Inoltre, Sadiq non è neanche molto tecnico. Colpisce decentemente la palla praticamente solo d’interno, con un’imprecisione che a volte fa cadere le braccia. Ogni tanto fa cose senza senso, che mostrano una scarsa conoscenza dei propri limiti (e quindi l’incapacità di superarli), e sbaglia gesti tecnici semplicissimi. Contro la Svezia, nella seconda partita di queste Olimpiadi, ha fallito un’occasione clamorosa dopo appena otto minuti.
Poco dopo, però, ha segnato il gol che ha regalato la qualificazione ai quarti della Nigeria e il primo posto matematico nel girone, nonostante la sconfitta con la Colombia nella partita successiva.
Nella Nigeria olimpica Sadiq gioca da lone striker, rimarcando il concetto di solitudine finendo spesso ad occupare l’area con il braccio alzato. Sadiq gioca un calcio semplice fatto di protezioni del pallone, appoggi ai compagni e una reattività quasi elettrica. Anche se protegge bene palla sul posto (se sa di avere l’uomo addosso, o anche un paio di uomini, se può lavorare con le anche e le braccia per tenerli a distanza) soffre tecnicamente se non ha spazio, e trasforma l’azione in un casino. Ma non è affatto rigido quando deve coordinarsi e questo significa che ha una sensibilità maggiore rispetto ai giocatori con le sue proporzioni.

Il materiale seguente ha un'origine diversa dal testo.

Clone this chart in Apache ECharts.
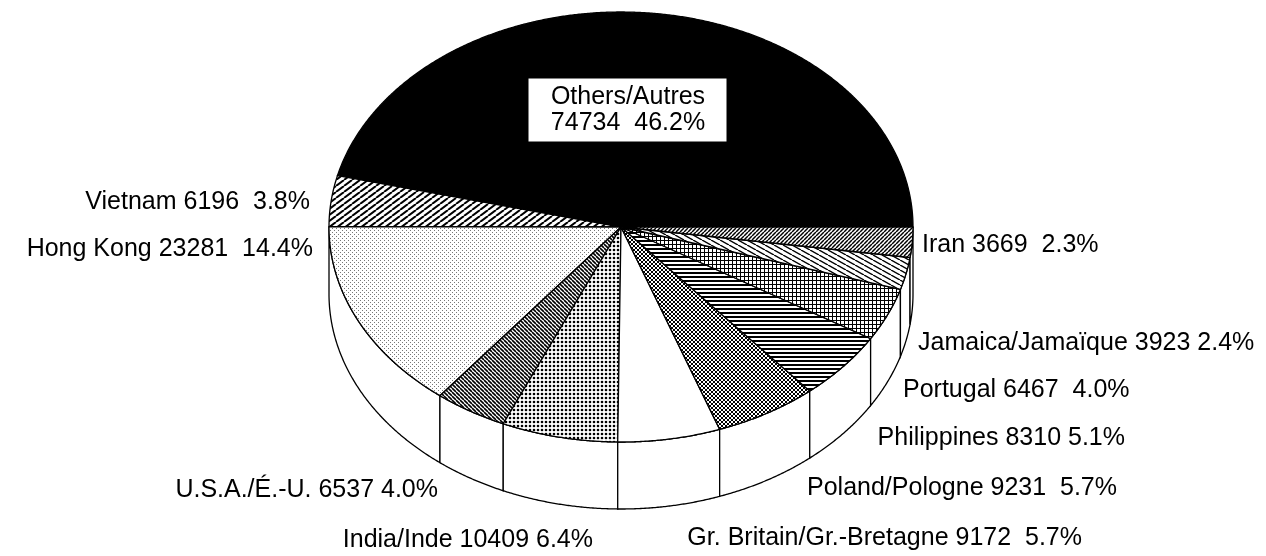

Ha segnato il primo gol della competizione, dopo 6 minuti contro il Giappone. in quell’assurdo 5-4 finale a cui ha contribuito anche conquistandosi un rigore. Nell’azione del rigore, in cui cade in modo così scoordinato che sembra essersi compromesso qualche articolazione, si vede bene cosa intendo quando dico che il calcio di Sadiq si basa sulla reattività. Usa le gambe lunghe come fossero fioretti con cui toccare la pettorina dell’avversario prima che quello tocchi la sua: pur non dando mai l’impressione di aver il pallone sotto il proprio controllo, arriva con una frazione di secondo in anticipo sul suo avversario. Perde il contatto dalla palla anche quando la sta giocando lui, volontariamente o no, e il suo gioco si basa su una serie di micro-anticipi in sequenza. Se fosse un pugile diremmo che vince gli incontri in allungo.
Il suo futuro è incerto a Roma (si è parlato di Arsenal, Bologna, poi non si è parlato più di Sadiq) ma l’importante è che abbia un futuro. Mettendo tutte le sue caratteristiche insieme ne viene fuori il ritratto di un giocatore eccezionalmente strano, di cui non saprei indicare i margini di miglioramento necessari (dovrebbe aumentare peso? Rallenterebbe in quel modo? Quanto può migliorare la sua tecnica di base? Serve davvero?) ma che ogni volta che lo guardo in azione è in grado di stupirmi, coordinandosi in un modo difficile da capire anche al replay, vincendo un contrasto in cui non sembrava neanche voler entrare, colpendo la palla con una sensibilità e una tecnica che non avrei potuto anticipare.